▶ GOAL
Beneath this line are entries. Copy the range from the line with "Rebuild this chart" to the line with "from matplotlib.ticker import", ends included, exactly; leave pictures out.
═════ GIVEN INFORMATION ═════
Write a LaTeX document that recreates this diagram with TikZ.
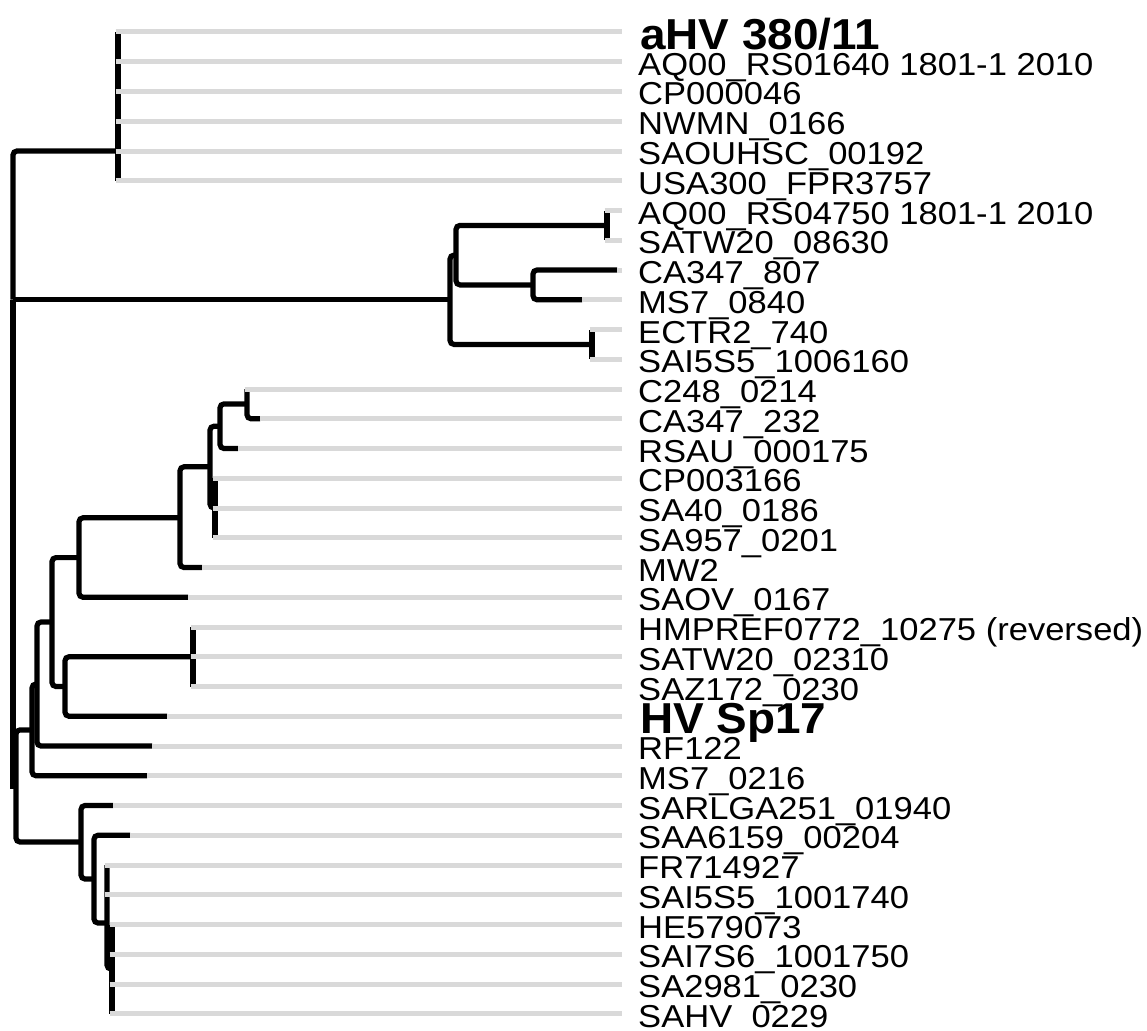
═════
═════ GIVEN INFORMATION ═════
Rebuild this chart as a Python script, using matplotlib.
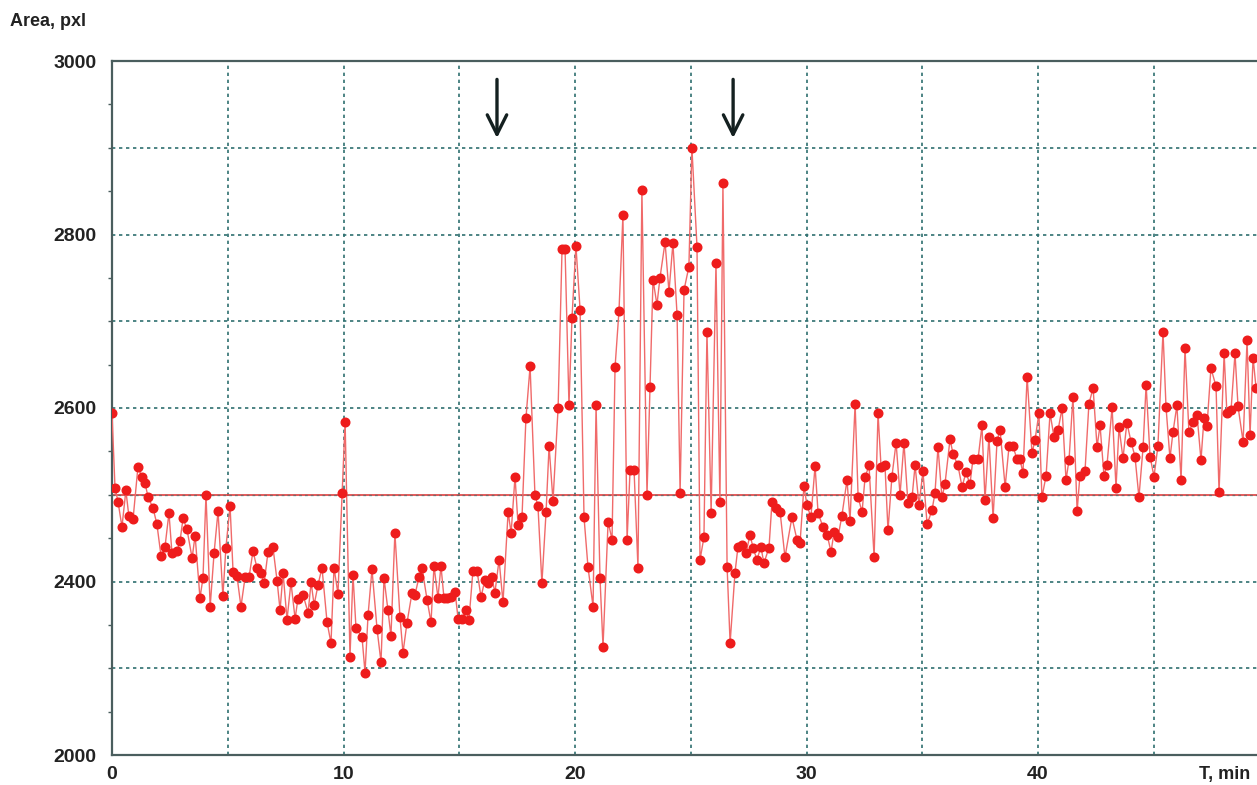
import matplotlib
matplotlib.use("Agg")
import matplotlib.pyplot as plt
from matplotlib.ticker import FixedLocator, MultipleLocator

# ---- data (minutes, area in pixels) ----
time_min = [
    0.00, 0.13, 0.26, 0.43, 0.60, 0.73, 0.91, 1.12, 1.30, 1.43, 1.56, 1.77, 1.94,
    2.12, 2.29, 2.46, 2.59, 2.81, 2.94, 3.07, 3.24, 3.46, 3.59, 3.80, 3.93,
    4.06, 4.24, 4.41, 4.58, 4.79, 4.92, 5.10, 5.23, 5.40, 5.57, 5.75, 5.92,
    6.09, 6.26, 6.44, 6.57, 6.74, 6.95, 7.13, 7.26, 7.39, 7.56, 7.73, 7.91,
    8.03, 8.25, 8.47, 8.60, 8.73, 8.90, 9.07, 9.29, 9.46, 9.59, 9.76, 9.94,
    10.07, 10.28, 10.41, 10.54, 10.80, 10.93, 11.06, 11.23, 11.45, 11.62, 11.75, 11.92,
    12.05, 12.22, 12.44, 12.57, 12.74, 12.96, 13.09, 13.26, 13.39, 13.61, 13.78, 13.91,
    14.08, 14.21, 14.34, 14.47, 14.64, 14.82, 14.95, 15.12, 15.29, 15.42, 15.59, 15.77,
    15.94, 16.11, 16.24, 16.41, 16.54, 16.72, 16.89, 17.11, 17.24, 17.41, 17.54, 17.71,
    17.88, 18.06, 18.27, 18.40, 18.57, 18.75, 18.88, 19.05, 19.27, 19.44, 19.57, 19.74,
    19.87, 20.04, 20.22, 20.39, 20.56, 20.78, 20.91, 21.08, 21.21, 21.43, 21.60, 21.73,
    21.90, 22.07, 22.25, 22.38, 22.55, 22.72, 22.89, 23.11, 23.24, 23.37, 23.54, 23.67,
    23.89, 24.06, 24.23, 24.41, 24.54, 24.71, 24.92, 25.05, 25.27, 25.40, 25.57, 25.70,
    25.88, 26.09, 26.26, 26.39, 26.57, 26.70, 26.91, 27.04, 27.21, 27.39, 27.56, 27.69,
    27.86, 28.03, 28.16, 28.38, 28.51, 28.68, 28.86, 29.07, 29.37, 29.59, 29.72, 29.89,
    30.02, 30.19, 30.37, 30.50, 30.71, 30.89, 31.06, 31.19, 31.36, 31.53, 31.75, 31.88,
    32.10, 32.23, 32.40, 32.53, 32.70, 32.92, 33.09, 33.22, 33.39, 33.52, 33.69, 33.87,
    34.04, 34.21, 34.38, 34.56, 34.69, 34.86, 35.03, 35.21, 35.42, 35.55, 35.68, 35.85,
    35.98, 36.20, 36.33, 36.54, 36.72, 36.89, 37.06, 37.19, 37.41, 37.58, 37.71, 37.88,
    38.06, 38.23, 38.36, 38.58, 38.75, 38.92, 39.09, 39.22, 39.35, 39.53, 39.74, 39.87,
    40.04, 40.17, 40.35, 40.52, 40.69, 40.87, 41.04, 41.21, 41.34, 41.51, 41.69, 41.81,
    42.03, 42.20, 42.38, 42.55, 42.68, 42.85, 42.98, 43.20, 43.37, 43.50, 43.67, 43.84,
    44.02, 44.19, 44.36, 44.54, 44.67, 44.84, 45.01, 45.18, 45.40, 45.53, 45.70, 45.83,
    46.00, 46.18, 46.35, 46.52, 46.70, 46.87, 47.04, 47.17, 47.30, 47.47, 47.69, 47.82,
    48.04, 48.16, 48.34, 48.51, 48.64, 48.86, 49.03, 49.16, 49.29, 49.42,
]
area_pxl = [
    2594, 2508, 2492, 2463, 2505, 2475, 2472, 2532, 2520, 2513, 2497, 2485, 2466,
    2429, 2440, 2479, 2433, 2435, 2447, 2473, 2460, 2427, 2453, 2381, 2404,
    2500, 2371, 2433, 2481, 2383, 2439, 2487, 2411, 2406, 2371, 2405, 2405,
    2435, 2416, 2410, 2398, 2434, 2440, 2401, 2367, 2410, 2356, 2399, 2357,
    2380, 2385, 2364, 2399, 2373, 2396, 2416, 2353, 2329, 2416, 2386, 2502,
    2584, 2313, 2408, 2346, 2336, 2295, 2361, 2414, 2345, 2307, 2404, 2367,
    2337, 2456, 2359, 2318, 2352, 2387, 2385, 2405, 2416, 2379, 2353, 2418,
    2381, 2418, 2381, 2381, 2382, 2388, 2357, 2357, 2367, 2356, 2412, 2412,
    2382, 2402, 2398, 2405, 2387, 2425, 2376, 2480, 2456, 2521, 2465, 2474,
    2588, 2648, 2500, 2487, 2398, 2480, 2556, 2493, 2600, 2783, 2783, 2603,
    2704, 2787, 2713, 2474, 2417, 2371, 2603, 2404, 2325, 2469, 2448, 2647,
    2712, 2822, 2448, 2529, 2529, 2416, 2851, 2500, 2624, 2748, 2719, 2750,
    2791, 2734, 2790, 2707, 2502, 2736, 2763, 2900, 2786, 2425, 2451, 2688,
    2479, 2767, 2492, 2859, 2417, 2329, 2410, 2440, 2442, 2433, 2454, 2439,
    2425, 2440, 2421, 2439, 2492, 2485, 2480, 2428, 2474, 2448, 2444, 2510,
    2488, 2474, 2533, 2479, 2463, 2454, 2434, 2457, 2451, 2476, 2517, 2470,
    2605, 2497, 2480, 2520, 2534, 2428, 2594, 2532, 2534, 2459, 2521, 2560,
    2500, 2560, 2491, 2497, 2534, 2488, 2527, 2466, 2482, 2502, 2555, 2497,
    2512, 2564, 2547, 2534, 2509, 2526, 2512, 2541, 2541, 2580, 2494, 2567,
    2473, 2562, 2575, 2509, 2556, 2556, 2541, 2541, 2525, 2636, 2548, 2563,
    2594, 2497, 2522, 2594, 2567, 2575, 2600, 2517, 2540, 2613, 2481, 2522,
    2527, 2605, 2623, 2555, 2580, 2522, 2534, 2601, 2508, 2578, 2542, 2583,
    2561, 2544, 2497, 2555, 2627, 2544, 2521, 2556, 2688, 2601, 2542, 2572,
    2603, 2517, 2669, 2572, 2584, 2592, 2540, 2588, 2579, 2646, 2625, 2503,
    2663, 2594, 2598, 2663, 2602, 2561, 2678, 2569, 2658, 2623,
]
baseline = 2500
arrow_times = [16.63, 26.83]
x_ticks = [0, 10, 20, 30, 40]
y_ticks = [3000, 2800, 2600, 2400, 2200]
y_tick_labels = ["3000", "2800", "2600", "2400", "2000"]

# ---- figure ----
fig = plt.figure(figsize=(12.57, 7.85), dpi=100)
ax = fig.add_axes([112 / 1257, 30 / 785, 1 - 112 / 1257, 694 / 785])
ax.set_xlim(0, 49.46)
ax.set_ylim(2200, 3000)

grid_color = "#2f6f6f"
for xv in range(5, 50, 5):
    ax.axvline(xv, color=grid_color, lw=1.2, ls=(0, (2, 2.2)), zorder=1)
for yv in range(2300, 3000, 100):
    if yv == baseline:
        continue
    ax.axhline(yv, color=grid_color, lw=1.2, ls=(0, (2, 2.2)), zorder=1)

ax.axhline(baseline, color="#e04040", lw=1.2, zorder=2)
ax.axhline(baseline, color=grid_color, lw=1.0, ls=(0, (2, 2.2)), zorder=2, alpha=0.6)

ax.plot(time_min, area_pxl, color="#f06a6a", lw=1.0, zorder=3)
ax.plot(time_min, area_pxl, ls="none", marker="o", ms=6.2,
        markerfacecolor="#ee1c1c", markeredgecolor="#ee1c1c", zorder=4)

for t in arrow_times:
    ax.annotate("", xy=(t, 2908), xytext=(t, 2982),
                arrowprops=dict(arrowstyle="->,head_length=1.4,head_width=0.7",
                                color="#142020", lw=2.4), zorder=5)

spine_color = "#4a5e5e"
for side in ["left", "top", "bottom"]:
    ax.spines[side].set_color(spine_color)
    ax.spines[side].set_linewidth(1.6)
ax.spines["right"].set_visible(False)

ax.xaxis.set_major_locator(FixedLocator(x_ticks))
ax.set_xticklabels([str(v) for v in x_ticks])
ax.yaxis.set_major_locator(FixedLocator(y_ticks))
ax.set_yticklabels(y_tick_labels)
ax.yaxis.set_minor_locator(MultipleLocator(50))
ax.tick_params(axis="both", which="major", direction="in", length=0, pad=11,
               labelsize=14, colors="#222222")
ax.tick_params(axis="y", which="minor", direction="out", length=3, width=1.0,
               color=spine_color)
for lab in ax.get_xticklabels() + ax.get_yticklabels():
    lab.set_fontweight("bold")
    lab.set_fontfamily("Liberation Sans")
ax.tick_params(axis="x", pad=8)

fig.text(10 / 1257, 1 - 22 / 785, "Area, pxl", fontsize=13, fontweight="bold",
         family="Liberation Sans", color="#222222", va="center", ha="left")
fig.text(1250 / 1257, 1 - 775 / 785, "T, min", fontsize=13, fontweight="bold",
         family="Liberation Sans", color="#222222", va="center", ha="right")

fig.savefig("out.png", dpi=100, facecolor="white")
═════
▶ FINAL RESULT
Rebuild this chart as a Python script, using matplotlib.
import matplotlib
matplotlib.use("Agg")
import matplotlib.pyplot as plt
from matplotlib.ticker import FixedLocator, MultipleLocator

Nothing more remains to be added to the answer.